ELEANOR HALL: It's Britain's number one best selling book on the non-fiction shelves. It is a searing indictment of the Church's role in child abuse and was said to be a real life account of personal victory over a childhood scarred by drugs and sexual abuse. But the author's family say it's all made up.

The brothers and sisters of Kathy O'Beirne have thrown doubt on the account of her childhood in Ireland called Don't Ever Tell. But so far Kathy O'Beirne's publisher is standing by the book.

As Europe Correspondent Rafael Epstein reports.

RAFAEL EPSTEIN: Kathy O'Beirne's supposed true account of her childhood, is published in Britain as Don't Ever Tell. And with Ireland still coming to terms with the abuse some suffered while in the care of the Catholic Church, her book seemed to echo the experiences of so many.

In the book she says she was beaten by her father, sexually abused by two boys from the age of five, and at the age of 10 repeatedly raped by a priest and whipped by nuns. She claims she was later forced to take drugs in a mental institution.

But her family, and the institutions that she was supposedly in as a child, say her book is simply not true.

Her brother Oliver:

OLIVER O'BEIRNE: I'm saying anything I have read in the book is not true. When I've first seen the book, twice I had to go over it, because I couldn't believe some of the things that were actually said in it. I suppose I was numbed. If you want to write a book of fiction, write a book of fiction.

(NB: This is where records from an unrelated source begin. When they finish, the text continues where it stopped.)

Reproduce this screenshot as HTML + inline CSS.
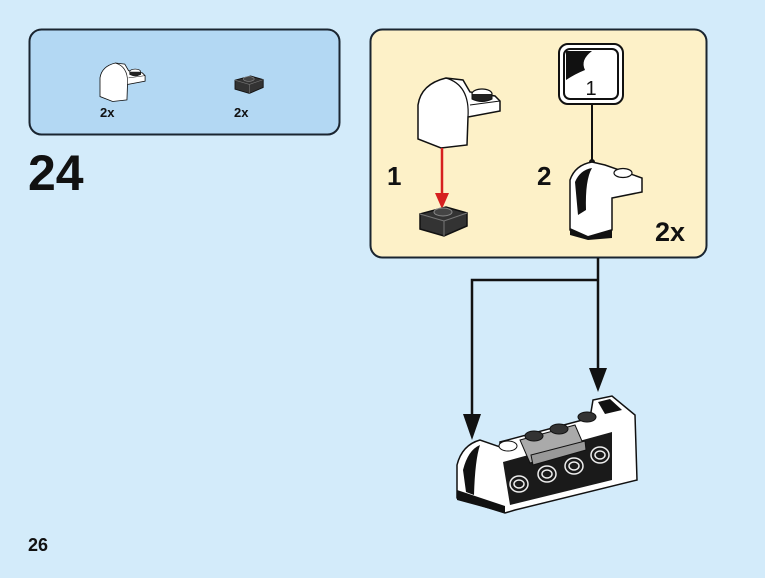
<!DOCTYPE html>
<html><head><meta charset="utf-8"><style>
body{margin:0;background:#d3ebfa;}
svg{display:block;font-family:"Liberation Sans",sans-serif;}
</style></head><body>
<svg width="765" height="578" viewBox="0 0 765 578">
<defs>
<g id="slope">
<path d="M418,105 Q421,84 446,78 L463,80 L470,92 L495,96 L500,101 L500,111 L468,117 L467,145 L441,148 L418,139 Z" fill="#fff" stroke="#111" stroke-width="1.5"/>
<path d="M446,78 Q470,85 468,117" fill="none" stroke="#111" stroke-width="1.2"/>
<path d="M470,105 L500,101" fill="none" stroke="#111" stroke-width="1"/>
<ellipse cx="482" cy="94" rx="10" ry="5" fill="#fff" stroke="#111" stroke-width="1.2"/>
<path d="M472,94 L472,99 Q482,104 492,99 L492,94" fill="#222" stroke="#111"/>
</g>
<g id="plate">
<path d="M420,214 L446,207 L467,213 L467,226 L444,236 L420,229 Z" fill="#333" stroke="#111" stroke-width="1.5"/>
<path d="M420,214 L444,221 L467,213 M444,221 L444,236" fill="none" stroke="#777" stroke-width="1"/>
<ellipse cx="443" cy="212" rx="9" ry="4" fill="#444" stroke="#888"/>
</g>
</defs>
<rect x="29.5" y="29.5" width="310" height="105" rx="12" fill="#b3d8f3" stroke="#1a2530" stroke-width="2"/>
<g transform="translate(100,63) scale(0.55) translate(-418,-78)"><use href="#slope"/></g>
<text x="100" y="117" font-size="13" font-weight="bold" fill="#111">2x</text>
<g transform="translate(235,76) scale(0.6) translate(-420,-207)"><use href="#plate"/></g>
<text x="234" y="117" font-size="13" font-weight="bold" fill="#111">2x</text>
<text x="28" y="190" font-size="50" font-weight="bold" fill="#111">24</text>

<rect x="370.5" y="29.5" width="336" height="228" rx="12" fill="#fdf1c8" stroke="#1a2530" stroke-width="2"/>
<use href="#slope"/>
<line x1="442" y1="148" x2="442" y2="195" stroke="#d62020" stroke-width="2.5"/>
<path d="M435,193 L449,193 L442,209 Z" fill="#d62020"/>
<use href="#plate"/>
<text x="387" y="185" font-size="26" font-weight="bold" fill="#111">1</text>
<text x="537" y="185" font-size="26" font-weight="bold" fill="#111">2</text>
<rect x="559" y="44" width="64" height="60" rx="9" fill="#fff" stroke="#111" stroke-width="2"/>
<rect x="564" y="49" width="54" height="50" rx="6" fill="#fff" stroke="#111" stroke-width="2"/>
<path d="M566,51 L592,51 Q580,60 585,70 Q575,74 566,80 Z" fill="#111"/>
<text x="591" y="95" font-size="20" fill="#111" text-anchor="middle">1</text>
<line x1="592" y1="104" x2="592" y2="162" stroke="#111" stroke-width="2"/>
<circle cx="592" cy="162" r="3" fill="#111"/>
<path d="M570,180 Q575,165 592,162 L605,165 L642,178 L642,192 L612,198 L612,230 L588,238 L570,230 Z" fill="#fff" stroke="#111" stroke-width="1.5"/>
<path d="M570,228 L588,236 L612,229 L612,238 L588,240 L570,235 Z" fill="#111"/>
<path d="M575,182 Q580,170 592,168 Q585,180 586,210 L578,215 Z" fill="#111"/>
<ellipse cx="623" cy="173" rx="9" ry="4.5" fill="#fff" stroke="#111" stroke-width="1.2"/>
<text x="655" y="241" font-size="27" font-weight="bold" fill="#111">2x</text>

<path d="M598,258 L598,372 M598,280 L472,280 L472,418" fill="none" stroke="#111" stroke-width="2.5"/>
<path d="M589,368 L607,368 L598,392 Z" fill="#111"/>
<path d="M463,414 L481,414 L472,440 Z" fill="#111"/>

<path d="M457,465 Q462,445 480,440 L500,447 L500,442 L590,418 L593,400 L612,396 L635,415 L637,480 L515,510 L505,513 L457,498 Z" fill="#fff" stroke="#111" stroke-width="1.5"/>
<path d="M503,462 L612,432 L612,480 L510,505 Z" fill="#1a1a1a"/>
<path d="M457,490 L505,506 L505,513 L457,500 Z" fill="#111"/>
<path d="M463,470 Q468,450 480,445 Q475,460 474,495 L466,492 Z" fill="#111"/>
<path d="M598,402 L610,399 L622,410 L605,414 Z" fill="#111"/>
<path d="M520,440 L575,425 L585,448 L530,463 Z" fill="#aaa" stroke="#111" stroke-width="1"/>
<path d="M531,455 L585,441 L586,450 L533,465 Z" fill="#999" stroke="#111"/>
<ellipse cx="508" cy="446" rx="9" ry="5" fill="#fff" stroke="#111"/>
<ellipse cx="534" cy="436" rx="9" ry="5" fill="#333" stroke="#111"/>
<ellipse cx="559" cy="429" rx="9" ry="5" fill="#333" stroke="#111"/>
<ellipse cx="587" cy="417" rx="9" ry="5" fill="#333" stroke="#111"/>
<g fill="none" stroke="#eee" stroke-width="1.5">
<ellipse cx="519" cy="484" rx="9" ry="8"/><ellipse cx="519" cy="484" rx="5" ry="4"/>
<ellipse cx="547" cy="474" rx="9" ry="8"/><ellipse cx="547" cy="474" rx="5" ry="4"/>
<ellipse cx="574" cy="466" rx="9" ry="8"/><ellipse cx="574" cy="466" rx="5" ry="4"/>
<ellipse cx="600" cy="455" rx="9" ry="8"/><ellipse cx="600" cy="455" rx="5" ry="4"/>
</g>
<text x="28" y="551" font-size="18" font-weight="bold" fill="#111">26</text>
</svg>
</body></html>
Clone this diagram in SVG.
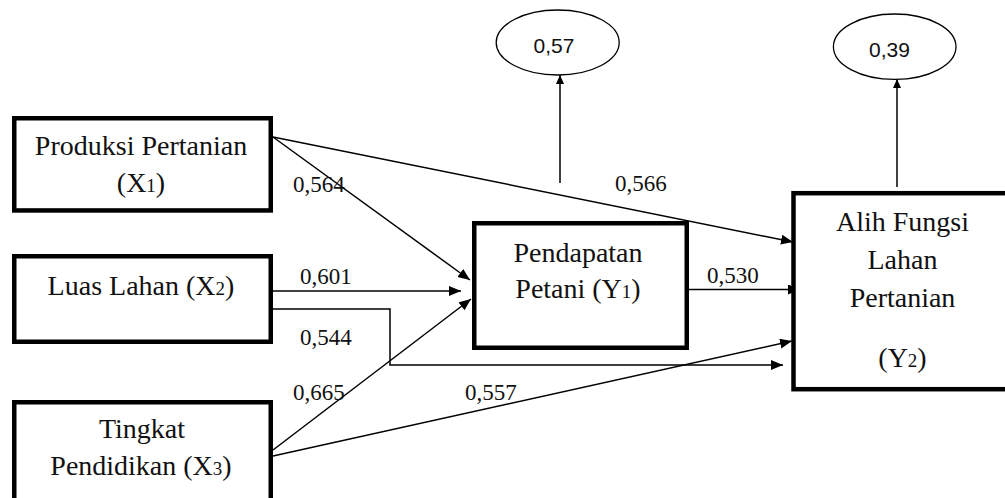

RAFAEL EPSTEIN: The author has refused to speak this week, and her publishers say they've checked the text and they are satisfied that it's appropriate for publication as a piece of non-fiction.

That's disputed by the Sisters of Our Lady of Charity, they are one of four religious orders which ran the Magdalene laundries where she says she spent her life from the age of eight until she was 21.

The sisters say an independent archivist looked at their records after nobody could remember the author. They say there's no record of her attendance. The defenders of the Church say the only record of Kathy O'Beirne having been in a Catholic institution was when she spent six weeks in a Dublin school in 1967.

The author herself was adamant about her experiences in an interview last year.

KATHY O'BEIRNE: We would work all day long and we were abused there. There was a visiting priest that used to come that abused us as well. I was abused and raped at the age of 13. Horrible things happened, people died and they were buried and you never knew what happened to them. It was just unreal. And it was a living hell, a living hell.

RAFAEL EPSTEIN: James Frey's publishers offered refunds to readers after he admitted, to a furious Oprah Winfrey, that he had made lots of it up. But it didn't stop his book from selling.

And now, even though the family have also questioned Kathy O'Beirne's claim that she had a child at the age of 14, the commercial appeal of her book is undiminished.

The publishers counter that the archdiocese of Dublin had opportunities to reply to allegations in the book but no major changes were requested.

Her family say the real story is that she spent time in a psychiatric hospital, a prison and a hostel for the homeless. Her brother Oliver is upset that their father was portrayed as an abuser.

OLIVER O'BEIRNE: If you are going to start writing stuff like this and it's lies and there's people, my father he is dead and buried, because he'd turn in his grave if he'd seen what was wrote. But we are here, and we are alive, and we are not going to allow this to continue.

RAFAEL EPSTEIN: The publishers, Mainstream Press, have been here before. Five years ago the BBC questioned another Mainstream author, Tom Carew. He wrote a book called Jihad! about his supposed experiences in the SAS. The BBC confronted him after discovering he'd never served in the elite army force.

BBC INTERVIEWER: Isn't the truth that a real SAS man would stand his ground and provide an answer and you don't have one.

RAFAEL EPSTEIN: And that impromptu interview ended when Tom Carew assaulted the cameraman.

(Noise of glass and things breaking)

TOM CAREW: There's your answer.

BBC INTERVIEWER: That's enough.

RAFAEL EPSTEIN: Kathy O'Beirne's book, released in Ireland two years ago, is still selling well. This is Rafael Epstein for The World Today.